• _REQUIRED TASK_
In the records below, find each line with the word "this" and copy it.

[Entries from a dataset]
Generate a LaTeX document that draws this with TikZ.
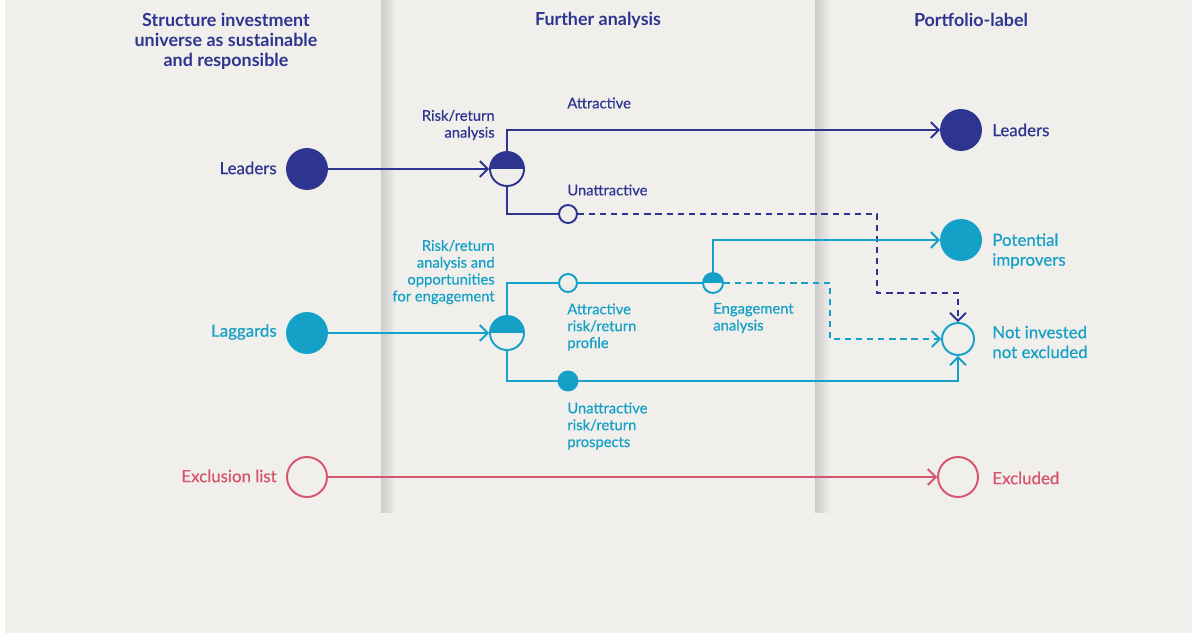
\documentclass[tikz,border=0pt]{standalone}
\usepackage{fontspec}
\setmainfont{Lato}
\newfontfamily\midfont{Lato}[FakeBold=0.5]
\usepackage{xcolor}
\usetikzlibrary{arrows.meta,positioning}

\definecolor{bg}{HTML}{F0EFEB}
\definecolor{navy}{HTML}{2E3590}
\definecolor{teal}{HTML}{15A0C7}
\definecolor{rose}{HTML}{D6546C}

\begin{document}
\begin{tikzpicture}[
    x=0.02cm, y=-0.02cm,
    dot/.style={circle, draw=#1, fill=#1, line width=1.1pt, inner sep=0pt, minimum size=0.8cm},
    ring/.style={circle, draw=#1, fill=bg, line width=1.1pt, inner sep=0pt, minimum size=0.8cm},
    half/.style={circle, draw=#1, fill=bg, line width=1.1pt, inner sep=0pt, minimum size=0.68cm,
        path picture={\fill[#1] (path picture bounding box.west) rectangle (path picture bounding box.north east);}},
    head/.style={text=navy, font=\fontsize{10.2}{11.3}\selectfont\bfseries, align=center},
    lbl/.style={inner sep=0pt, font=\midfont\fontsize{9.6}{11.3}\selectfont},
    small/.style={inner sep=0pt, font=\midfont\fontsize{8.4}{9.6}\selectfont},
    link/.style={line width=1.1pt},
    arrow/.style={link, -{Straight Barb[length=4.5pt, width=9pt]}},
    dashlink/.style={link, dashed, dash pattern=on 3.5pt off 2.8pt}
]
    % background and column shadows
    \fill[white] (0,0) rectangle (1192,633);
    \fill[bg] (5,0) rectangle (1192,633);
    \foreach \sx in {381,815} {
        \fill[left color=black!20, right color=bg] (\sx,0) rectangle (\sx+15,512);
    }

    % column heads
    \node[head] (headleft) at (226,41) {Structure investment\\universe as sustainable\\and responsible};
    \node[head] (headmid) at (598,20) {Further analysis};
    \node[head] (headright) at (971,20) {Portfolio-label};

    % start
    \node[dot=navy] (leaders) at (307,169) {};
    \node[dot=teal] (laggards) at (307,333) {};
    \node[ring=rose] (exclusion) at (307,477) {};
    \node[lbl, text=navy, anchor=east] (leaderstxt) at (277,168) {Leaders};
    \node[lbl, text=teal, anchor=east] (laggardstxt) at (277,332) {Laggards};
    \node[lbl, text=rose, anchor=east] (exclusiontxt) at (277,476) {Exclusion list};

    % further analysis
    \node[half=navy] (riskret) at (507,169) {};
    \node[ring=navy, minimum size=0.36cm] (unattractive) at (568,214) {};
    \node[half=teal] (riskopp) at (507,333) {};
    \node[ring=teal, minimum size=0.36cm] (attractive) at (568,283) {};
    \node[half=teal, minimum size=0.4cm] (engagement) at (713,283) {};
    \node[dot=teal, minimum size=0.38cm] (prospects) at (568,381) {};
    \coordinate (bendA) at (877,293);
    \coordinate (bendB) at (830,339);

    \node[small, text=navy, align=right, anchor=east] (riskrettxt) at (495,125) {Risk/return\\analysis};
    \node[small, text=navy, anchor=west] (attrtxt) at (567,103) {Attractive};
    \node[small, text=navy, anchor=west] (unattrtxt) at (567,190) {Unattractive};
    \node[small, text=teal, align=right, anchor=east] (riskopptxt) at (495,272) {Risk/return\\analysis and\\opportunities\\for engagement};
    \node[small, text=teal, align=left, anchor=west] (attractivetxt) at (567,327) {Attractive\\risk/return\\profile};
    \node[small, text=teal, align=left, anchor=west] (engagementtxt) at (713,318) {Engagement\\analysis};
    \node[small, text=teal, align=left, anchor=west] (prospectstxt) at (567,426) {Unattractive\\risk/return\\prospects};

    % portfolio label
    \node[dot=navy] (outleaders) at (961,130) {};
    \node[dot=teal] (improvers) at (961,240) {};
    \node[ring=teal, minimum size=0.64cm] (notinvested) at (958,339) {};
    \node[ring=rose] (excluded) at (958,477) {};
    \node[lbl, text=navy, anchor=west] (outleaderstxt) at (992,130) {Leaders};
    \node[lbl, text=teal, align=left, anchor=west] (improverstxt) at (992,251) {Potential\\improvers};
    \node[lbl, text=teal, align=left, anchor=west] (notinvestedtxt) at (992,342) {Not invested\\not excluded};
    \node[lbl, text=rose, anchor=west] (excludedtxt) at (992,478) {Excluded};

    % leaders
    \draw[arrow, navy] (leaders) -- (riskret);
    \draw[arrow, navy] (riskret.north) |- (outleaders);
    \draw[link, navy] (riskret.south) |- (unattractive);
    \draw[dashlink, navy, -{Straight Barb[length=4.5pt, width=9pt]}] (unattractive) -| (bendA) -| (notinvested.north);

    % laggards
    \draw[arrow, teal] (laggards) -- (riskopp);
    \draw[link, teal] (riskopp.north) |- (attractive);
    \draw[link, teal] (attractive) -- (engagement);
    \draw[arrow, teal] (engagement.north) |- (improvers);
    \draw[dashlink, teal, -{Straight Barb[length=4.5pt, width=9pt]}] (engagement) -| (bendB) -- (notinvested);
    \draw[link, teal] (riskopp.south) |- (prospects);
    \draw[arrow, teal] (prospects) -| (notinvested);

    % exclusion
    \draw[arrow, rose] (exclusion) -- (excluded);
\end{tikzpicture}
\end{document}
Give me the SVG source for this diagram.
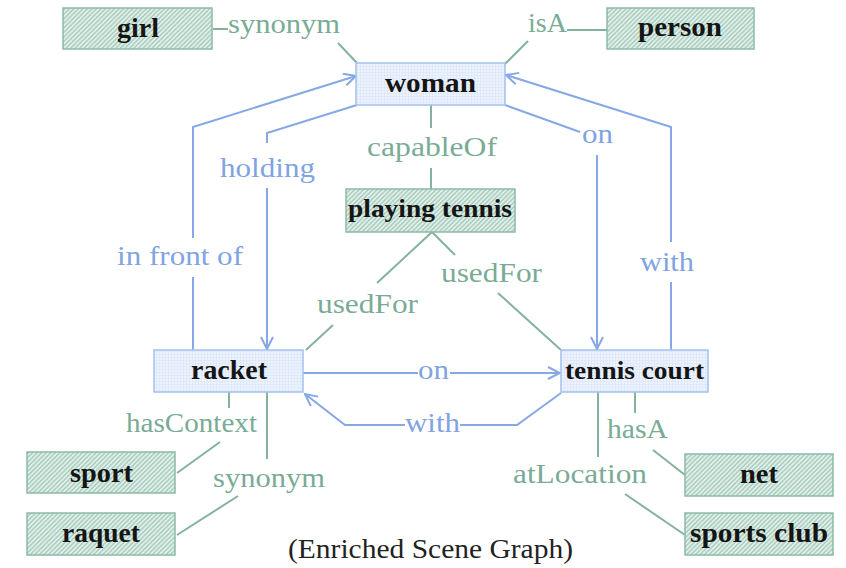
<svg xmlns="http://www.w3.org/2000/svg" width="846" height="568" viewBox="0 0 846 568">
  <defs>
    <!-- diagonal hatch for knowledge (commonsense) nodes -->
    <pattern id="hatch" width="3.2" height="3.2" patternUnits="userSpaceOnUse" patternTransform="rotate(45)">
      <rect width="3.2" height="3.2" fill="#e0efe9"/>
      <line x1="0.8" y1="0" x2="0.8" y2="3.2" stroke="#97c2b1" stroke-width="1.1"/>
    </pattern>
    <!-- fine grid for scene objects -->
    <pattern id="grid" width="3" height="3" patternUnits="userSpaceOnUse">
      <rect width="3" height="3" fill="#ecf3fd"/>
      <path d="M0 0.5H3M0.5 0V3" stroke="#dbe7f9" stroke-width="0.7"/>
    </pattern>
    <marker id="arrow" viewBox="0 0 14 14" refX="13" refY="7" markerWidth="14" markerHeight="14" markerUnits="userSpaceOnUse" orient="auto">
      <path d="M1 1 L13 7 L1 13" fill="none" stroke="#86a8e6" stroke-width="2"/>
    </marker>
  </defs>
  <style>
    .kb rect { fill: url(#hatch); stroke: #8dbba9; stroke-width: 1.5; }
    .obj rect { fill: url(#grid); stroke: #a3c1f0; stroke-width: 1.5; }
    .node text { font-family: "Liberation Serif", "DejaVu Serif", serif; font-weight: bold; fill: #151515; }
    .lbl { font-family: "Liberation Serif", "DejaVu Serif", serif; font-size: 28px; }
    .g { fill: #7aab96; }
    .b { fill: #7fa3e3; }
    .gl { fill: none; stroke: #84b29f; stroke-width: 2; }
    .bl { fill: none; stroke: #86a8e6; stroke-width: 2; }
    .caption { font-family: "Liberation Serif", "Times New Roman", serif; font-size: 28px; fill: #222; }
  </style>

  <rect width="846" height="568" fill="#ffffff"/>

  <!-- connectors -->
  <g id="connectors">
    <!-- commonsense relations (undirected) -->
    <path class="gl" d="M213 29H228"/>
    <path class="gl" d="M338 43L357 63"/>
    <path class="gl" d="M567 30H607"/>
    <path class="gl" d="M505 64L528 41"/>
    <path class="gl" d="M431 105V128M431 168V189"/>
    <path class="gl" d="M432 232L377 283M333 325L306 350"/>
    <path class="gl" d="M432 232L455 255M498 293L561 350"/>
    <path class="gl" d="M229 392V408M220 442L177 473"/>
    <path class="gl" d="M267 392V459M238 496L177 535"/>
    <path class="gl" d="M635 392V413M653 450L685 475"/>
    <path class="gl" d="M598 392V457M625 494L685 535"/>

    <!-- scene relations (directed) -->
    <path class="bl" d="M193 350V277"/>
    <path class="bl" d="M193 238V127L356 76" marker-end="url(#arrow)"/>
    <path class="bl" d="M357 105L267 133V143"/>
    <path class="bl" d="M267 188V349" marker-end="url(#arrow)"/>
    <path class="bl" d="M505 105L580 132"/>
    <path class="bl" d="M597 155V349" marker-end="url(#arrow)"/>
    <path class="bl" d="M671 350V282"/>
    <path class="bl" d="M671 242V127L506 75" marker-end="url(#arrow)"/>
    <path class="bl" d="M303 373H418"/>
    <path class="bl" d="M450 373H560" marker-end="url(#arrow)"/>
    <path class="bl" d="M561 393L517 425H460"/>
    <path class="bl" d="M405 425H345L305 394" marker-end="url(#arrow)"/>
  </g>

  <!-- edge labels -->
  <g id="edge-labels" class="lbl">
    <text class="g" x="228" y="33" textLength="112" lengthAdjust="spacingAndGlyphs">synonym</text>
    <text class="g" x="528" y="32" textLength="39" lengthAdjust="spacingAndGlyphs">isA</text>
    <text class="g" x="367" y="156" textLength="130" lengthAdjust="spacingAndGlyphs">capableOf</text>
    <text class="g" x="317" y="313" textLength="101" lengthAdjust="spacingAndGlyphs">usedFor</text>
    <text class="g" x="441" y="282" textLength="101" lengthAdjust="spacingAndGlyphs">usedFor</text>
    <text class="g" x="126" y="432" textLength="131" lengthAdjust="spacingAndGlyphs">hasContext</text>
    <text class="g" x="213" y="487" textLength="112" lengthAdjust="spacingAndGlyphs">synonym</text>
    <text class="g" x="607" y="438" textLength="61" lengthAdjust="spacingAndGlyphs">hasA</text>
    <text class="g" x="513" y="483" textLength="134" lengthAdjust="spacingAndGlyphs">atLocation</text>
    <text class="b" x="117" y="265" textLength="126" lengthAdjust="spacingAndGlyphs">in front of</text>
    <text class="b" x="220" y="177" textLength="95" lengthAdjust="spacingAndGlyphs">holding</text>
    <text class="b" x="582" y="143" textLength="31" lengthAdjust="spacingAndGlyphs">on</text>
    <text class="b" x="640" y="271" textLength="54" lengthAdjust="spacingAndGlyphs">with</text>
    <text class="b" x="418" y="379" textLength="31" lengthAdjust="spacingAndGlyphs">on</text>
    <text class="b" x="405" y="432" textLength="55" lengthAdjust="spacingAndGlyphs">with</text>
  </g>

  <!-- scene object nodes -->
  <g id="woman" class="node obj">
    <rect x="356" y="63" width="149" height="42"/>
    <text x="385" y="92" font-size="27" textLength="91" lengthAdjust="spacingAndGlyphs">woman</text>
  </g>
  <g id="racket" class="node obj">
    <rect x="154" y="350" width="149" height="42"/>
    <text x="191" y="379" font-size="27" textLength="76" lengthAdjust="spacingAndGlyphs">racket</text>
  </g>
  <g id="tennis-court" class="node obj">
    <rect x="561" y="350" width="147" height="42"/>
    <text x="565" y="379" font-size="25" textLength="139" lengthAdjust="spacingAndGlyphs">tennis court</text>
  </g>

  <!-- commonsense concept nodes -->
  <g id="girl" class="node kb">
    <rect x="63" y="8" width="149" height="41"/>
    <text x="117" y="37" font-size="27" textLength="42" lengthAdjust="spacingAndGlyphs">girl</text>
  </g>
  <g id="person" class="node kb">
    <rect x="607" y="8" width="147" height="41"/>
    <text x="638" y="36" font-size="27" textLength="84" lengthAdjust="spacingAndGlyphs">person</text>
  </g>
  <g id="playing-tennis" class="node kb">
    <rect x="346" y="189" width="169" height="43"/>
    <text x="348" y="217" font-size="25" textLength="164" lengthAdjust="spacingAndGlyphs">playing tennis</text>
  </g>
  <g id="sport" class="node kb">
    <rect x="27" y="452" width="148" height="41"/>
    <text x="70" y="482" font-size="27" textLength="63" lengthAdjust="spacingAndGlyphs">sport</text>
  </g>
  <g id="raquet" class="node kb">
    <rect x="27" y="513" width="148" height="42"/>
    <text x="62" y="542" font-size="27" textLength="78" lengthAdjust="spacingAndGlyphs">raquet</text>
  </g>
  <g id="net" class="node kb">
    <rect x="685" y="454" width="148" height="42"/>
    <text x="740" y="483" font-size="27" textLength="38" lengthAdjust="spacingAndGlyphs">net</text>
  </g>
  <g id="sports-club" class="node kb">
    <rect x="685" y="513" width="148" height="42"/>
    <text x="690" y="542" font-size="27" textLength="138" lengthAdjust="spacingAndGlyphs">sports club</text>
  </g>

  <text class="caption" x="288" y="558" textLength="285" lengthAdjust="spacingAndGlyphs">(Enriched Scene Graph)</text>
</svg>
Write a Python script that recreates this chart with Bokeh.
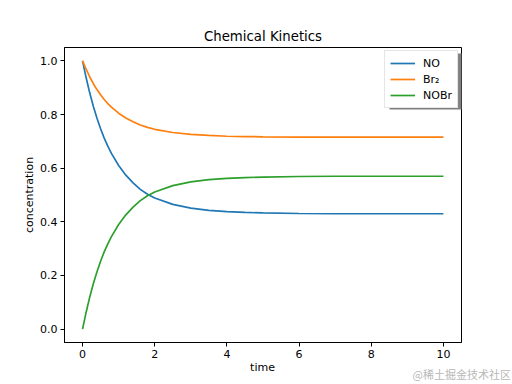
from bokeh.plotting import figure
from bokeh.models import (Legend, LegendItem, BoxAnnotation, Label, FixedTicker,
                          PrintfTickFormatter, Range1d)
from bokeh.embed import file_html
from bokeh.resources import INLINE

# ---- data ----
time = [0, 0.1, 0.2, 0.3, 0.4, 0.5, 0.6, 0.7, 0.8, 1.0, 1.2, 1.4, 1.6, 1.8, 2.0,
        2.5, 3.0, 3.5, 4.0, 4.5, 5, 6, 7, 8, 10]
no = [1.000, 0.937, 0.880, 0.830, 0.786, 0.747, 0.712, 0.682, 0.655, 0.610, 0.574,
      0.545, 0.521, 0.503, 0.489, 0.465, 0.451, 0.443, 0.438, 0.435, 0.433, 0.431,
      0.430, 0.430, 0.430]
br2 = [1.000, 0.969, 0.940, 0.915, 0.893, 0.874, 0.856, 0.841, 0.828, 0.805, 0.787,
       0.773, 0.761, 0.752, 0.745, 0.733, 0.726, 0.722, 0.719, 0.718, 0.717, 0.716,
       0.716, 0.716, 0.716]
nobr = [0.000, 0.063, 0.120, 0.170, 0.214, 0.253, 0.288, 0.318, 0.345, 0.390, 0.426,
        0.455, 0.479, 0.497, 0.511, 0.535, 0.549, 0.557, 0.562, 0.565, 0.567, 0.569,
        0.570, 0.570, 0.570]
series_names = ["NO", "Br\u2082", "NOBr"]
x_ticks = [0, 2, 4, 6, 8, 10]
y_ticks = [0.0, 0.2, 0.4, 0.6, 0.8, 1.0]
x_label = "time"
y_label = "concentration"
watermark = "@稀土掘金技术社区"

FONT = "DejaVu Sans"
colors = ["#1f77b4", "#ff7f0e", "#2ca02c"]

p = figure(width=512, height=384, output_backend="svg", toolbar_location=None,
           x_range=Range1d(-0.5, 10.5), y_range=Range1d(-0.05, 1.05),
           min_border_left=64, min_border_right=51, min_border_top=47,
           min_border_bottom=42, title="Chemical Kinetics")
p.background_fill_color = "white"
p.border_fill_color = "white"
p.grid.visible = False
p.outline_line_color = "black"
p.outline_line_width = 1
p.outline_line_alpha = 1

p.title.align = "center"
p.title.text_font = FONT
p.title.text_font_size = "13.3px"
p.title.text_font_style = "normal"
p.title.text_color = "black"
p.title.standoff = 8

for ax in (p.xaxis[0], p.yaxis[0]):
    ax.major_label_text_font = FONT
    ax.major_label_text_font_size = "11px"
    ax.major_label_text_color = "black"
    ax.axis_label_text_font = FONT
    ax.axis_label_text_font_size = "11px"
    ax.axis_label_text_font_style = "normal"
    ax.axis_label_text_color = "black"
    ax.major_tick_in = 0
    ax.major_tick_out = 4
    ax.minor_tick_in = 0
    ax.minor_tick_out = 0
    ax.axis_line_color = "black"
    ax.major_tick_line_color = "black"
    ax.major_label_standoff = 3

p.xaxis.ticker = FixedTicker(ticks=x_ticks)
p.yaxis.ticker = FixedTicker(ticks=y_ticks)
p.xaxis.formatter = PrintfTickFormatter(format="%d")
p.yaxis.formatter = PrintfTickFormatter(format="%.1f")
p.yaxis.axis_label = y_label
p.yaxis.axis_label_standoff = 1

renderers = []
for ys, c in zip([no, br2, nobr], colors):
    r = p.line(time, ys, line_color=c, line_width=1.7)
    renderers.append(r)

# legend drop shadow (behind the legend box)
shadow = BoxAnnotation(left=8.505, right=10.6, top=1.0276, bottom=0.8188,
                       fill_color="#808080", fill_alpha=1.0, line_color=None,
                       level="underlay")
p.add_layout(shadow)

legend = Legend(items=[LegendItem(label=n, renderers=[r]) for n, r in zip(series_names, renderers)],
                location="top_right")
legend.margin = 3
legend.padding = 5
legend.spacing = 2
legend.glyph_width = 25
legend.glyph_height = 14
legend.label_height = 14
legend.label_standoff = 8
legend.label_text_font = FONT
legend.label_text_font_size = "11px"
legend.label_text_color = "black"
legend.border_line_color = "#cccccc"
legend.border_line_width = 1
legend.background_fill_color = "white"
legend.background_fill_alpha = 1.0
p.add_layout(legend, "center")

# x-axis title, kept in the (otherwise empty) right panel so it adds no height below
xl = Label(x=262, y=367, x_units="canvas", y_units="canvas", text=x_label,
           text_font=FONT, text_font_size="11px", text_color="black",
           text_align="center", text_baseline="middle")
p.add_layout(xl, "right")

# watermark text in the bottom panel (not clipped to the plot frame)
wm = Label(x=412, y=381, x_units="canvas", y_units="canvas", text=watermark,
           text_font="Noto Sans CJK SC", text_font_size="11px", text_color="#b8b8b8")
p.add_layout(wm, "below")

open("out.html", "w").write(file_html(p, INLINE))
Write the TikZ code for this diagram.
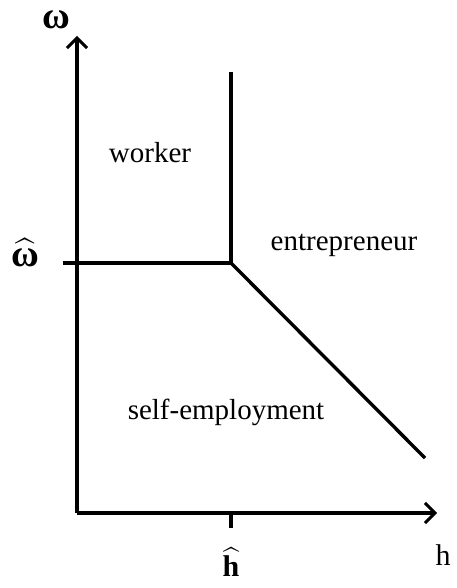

• _TASK RESULT_
Generate a LaTeX document that draws this with TikZ.
Give me the SVG source for this diagram.
Write a Python script that recreates this chart with Bokeh.
Write the TikZ code for this diagram.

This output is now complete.